◆ **Information supplied**
----------------------------------------
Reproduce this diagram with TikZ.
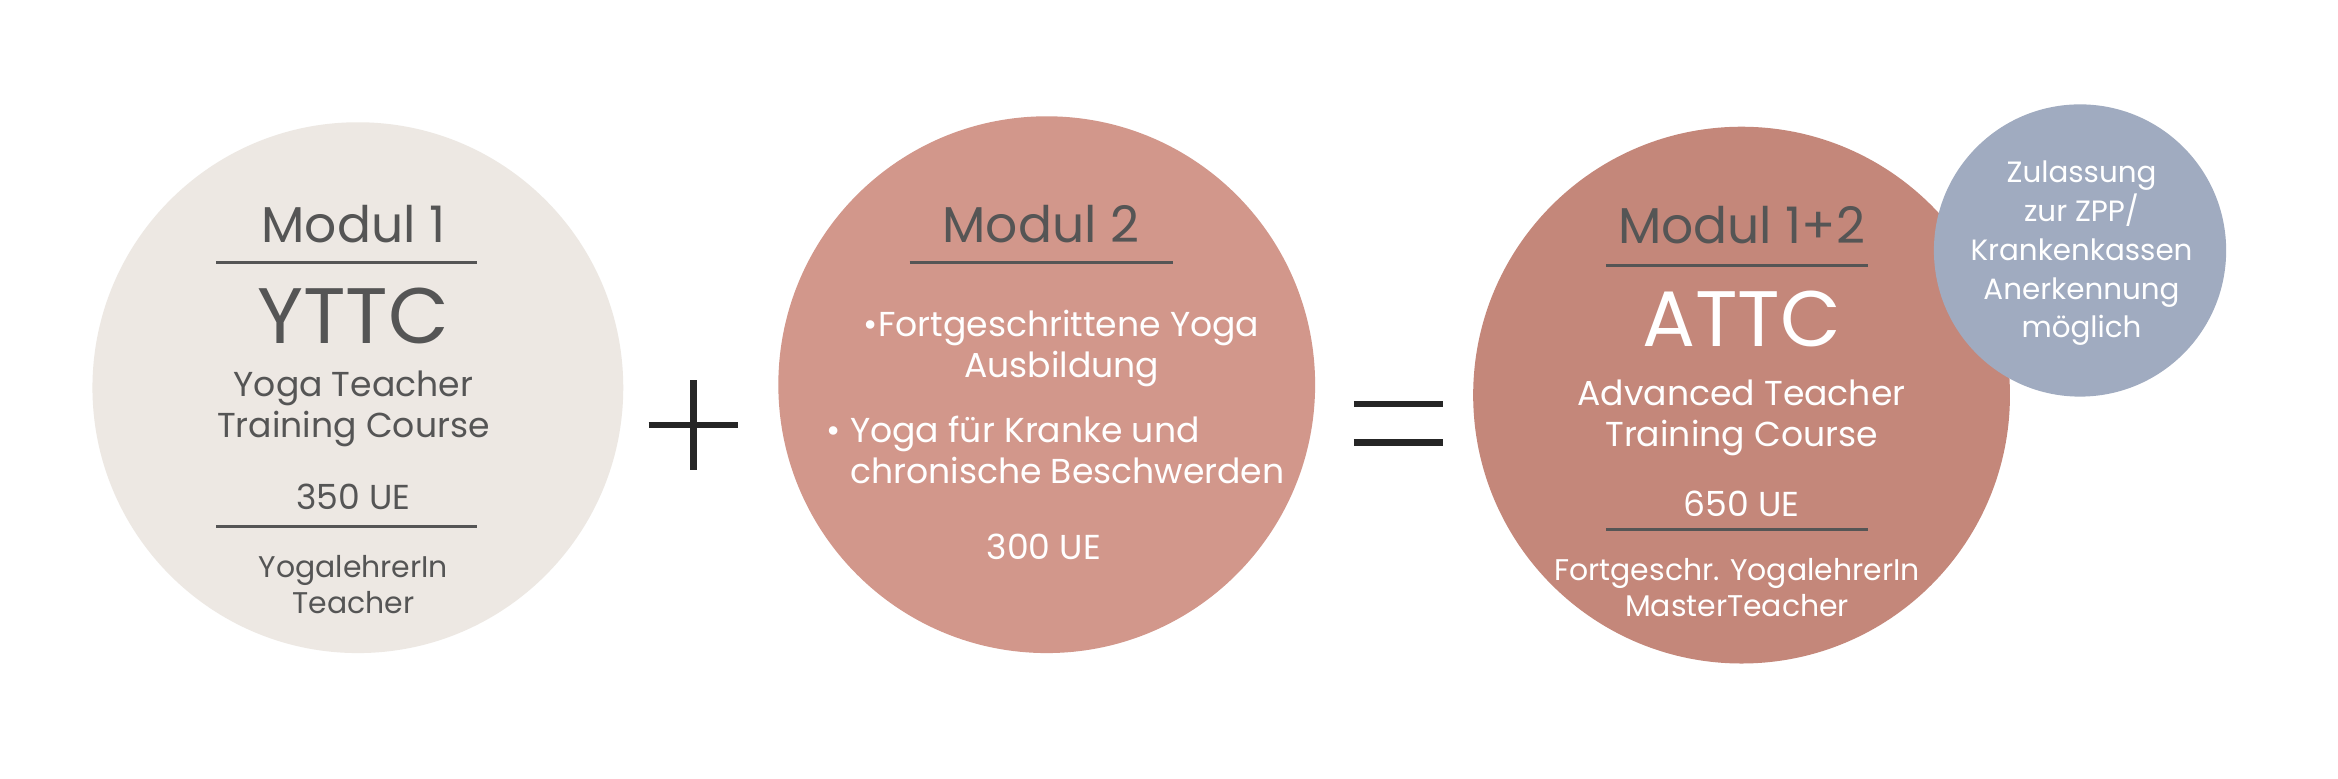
----------------------------------------
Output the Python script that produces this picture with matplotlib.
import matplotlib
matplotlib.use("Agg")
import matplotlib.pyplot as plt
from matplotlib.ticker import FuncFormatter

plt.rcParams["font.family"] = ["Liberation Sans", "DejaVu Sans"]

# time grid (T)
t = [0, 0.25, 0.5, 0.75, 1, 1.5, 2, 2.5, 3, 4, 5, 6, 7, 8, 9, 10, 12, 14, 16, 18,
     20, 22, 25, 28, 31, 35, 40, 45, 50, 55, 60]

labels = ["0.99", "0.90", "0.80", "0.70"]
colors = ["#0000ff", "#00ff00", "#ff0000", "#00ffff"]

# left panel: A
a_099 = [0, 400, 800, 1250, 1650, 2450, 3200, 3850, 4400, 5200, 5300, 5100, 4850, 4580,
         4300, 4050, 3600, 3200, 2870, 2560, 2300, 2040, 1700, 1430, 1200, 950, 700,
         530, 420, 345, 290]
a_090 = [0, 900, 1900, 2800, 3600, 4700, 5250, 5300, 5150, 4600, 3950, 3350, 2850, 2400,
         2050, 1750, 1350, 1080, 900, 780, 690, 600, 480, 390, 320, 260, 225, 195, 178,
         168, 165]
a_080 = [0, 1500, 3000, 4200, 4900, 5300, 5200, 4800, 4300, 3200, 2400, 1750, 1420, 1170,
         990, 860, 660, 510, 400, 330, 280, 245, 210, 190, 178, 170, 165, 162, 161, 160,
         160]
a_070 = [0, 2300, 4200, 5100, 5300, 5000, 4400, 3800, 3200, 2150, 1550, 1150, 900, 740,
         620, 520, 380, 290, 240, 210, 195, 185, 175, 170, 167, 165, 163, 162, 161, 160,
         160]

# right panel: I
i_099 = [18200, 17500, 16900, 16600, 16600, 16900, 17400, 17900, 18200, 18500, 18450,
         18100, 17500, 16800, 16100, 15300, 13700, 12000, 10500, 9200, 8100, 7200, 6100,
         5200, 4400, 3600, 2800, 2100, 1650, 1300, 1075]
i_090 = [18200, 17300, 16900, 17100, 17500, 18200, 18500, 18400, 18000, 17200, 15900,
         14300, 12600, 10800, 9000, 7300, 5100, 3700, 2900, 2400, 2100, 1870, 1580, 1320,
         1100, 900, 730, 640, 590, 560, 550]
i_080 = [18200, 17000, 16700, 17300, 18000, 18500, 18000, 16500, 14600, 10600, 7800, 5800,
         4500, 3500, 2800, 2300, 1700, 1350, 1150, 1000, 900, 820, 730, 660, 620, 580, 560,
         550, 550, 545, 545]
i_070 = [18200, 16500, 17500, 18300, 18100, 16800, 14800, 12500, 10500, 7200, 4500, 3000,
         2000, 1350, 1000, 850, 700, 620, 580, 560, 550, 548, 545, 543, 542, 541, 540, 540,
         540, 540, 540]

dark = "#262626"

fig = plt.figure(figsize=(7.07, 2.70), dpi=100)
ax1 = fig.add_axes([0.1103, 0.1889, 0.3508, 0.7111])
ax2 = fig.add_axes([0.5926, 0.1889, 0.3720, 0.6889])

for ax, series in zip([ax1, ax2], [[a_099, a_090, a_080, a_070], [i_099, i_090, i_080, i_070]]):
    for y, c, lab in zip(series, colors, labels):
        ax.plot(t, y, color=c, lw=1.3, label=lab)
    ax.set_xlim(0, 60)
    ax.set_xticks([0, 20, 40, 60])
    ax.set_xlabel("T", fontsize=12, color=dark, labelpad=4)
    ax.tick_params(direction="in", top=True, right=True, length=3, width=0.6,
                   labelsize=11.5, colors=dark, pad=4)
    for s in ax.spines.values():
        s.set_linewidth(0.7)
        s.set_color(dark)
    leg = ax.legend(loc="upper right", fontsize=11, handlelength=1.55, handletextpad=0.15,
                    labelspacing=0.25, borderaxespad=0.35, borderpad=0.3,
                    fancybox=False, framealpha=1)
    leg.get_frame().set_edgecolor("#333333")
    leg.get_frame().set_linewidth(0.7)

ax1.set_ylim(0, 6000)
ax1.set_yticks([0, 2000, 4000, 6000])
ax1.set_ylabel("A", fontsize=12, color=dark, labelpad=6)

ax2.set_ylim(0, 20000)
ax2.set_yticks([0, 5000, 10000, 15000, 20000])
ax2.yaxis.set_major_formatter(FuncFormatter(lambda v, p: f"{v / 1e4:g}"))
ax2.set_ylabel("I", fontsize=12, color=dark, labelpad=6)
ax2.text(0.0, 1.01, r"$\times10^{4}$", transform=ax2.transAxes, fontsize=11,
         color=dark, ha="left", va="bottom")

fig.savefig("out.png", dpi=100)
----------------------------------------
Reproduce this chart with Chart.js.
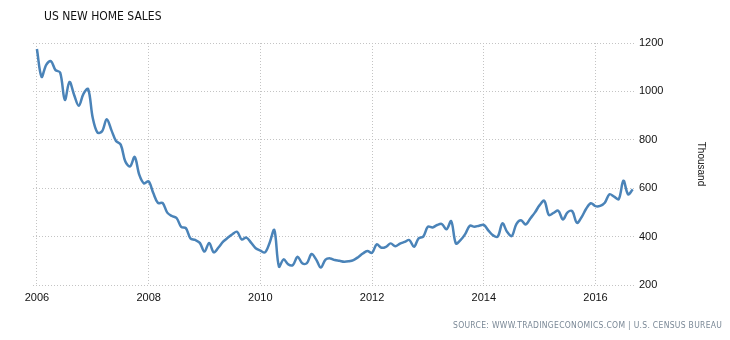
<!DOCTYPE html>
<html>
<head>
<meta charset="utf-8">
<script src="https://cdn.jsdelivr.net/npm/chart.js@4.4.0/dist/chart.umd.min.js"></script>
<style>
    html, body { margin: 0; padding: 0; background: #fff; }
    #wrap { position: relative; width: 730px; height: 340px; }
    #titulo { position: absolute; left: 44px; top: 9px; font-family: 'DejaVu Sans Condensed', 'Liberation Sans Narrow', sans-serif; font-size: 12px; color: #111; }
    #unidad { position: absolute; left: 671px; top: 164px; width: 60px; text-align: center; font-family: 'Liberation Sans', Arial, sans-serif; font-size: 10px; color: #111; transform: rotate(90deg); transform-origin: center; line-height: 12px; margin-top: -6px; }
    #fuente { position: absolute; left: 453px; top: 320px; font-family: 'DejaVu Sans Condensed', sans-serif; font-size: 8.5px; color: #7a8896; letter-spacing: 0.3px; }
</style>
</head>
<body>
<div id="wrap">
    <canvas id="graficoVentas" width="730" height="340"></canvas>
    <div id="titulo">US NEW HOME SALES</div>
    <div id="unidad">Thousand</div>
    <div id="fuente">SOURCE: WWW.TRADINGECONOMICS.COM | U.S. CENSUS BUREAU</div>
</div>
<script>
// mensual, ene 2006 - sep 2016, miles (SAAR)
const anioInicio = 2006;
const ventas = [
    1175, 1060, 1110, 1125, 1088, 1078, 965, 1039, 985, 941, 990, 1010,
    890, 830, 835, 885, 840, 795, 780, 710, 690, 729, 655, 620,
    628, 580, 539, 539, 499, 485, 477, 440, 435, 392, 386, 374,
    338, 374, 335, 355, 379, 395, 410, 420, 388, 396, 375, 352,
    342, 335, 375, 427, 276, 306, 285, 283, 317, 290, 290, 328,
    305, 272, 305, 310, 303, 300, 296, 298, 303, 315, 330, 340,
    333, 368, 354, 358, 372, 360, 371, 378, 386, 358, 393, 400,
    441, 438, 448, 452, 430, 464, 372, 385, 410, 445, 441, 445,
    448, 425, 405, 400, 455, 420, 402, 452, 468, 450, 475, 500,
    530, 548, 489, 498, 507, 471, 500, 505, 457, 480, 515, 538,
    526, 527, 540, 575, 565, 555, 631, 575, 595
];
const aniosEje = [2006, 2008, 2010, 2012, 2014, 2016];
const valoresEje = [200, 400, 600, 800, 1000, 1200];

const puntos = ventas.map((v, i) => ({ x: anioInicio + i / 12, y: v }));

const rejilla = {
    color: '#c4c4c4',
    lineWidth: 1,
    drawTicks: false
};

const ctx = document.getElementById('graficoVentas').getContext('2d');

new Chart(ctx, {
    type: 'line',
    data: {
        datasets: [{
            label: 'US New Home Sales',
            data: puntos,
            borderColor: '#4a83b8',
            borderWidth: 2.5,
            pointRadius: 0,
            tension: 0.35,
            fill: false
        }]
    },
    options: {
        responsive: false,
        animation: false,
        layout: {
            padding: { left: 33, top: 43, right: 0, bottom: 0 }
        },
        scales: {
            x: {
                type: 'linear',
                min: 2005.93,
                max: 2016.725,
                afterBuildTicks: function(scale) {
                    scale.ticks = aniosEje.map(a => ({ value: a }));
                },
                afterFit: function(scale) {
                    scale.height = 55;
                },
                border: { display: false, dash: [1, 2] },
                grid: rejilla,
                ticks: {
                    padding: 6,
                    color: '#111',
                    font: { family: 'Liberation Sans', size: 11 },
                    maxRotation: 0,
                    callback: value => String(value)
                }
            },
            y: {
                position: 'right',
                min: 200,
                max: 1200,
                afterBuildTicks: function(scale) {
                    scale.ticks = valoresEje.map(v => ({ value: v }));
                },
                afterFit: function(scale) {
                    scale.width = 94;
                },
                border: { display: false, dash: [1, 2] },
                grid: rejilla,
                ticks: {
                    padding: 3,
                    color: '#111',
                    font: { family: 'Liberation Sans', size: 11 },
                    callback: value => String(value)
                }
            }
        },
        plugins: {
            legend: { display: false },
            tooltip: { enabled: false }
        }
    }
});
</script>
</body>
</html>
----------------------------------------
◆ **Problem description**
Reproduce each line holding the word "with".

◆ **Finished answer**
Reproduce this diagram with TikZ.
Output the Python script that produces this picture with matplotlib.
Reproduce this chart with Chart.js.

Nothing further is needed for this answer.